1. These pancakes are not anything any sane paleohuman would have ever cooked, because no one who had prehistoric bananas and chicken eggs around in the same place at the same time would have sacrificed either for these.

2. Banana egg-white pancakes are gross. Do not eat them.

3. Re. optional toppings: what kind of trade routes and prehistoric succulent refineries do Paleo fans think would have ever put bananas, agave syrup, and peanut butter in the same vicinity? Oy.

4. See #2.

Next time, angel food cake.

Monday, June 25, 2018

The Great Fish Tank Crisis of 2018

Readers who have been following this blog for a while might remember The Great Ice Storm of '02 and The Great 2010 Fish Tank Catastrophe. What these events have in common--along with most other snow storms and home calamities--is that S is out of town for them.

Today, S is here:





Scenic Les Diablerets, Switzerland! What a lovely place for an academic conference, with free time scheduled in for hiking and biking. When the conference ends, S will spend several days biking from Les Diablerets to Bavaria, where he'll spend a week visiting his mom. Fifteen days from now, he'll fly home.
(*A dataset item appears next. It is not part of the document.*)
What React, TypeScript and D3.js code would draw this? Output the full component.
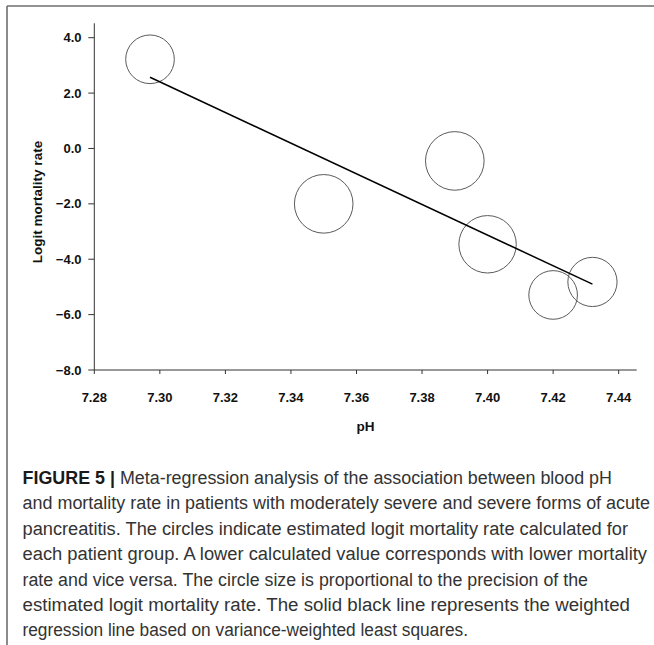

The timing could thus not be any better for The Great Fish Tank Crisis of 2018 to commence.

Yesterday, E and I noticed that the fish tank filter spray bar was making a lot of noise. This happens when enough water evaporates that the spray bar is no longer under water, creating a fountain as the filtered water returns to the tank; and it was odd, given that S had recently replenished the tank.

This morning, as E and I were rushing out the door, we noticed the noise was even louder. How odd that another inch of water could have evaporated so quickly out of the 45-gallon tank. Then we noticed the water seeping out of the bottom of the tank, meandering down--a drip here, a rivulet there--into the expanding puddle on the floor below. I looked at the fish; the fish looked at me. And then, with fingers crossed that the tank would not burst in the next 20 minutes, E drove us to his job (he's still 8 practice hours and 2.5 months away from getting his driver's license) while I texted S in a panic.

The fish tank and its accompanying geekery are S's deal. I know about as much about maintaining the tank as he knows about making pottery--which is to say, usually enough, but not much when the clock is ticking. For example, I know how to feed the fish, and how to add tea-tree oil if someone takes a bite out of someone else's tail, and how to pull out and rinse off the filter, just as S knows how to appreciate a form and fill a handmade bowl with salad, and how to blow into a chickarina butt to make music. He doesn't know how to throw a pot or load a kiln under time pressure, just as I don't know how to stop a tank from emptying out onto the floor or how to set up a hospital tank and relocate 25 living fish into it. (Yes, S guided me through the Great 2010 Fish Tank Catastrophe over the telephone--at 3 a.m., Germany time--but in that case there were, alas, but two survivors to relocate, and the tank wasn't threatening to burst.)

Thankfully, our neighbor R was available and came to the rescue, with S checking in periodically by phone from his scenic bike ride near Les Diablerets. (The above photos were taken at each phone-call stop.) All fish have been transferred to the hospital tank in the kitchen, including the powerful giant plecostomus that resisted netting and that R consequently carried by its tail through the dining room; all plants have been transferred to a second spare tank and bucket; and enough tank water was salvaged to keep everyone healthy and happy through a water change or two. So that E and I don't have to enjoy the scent of decaying fish poop for two weeks, R and I scooped all the gravel out of the tank, carried it outside, rinsed it off, and spread it on cardboard on the porch to dry, and then we carried the tank outside and R rinsed that too. Then we pulled the fish tank stand away from the living room wall, so the floorboards will have a chance to dry out and hopefully unbuckle.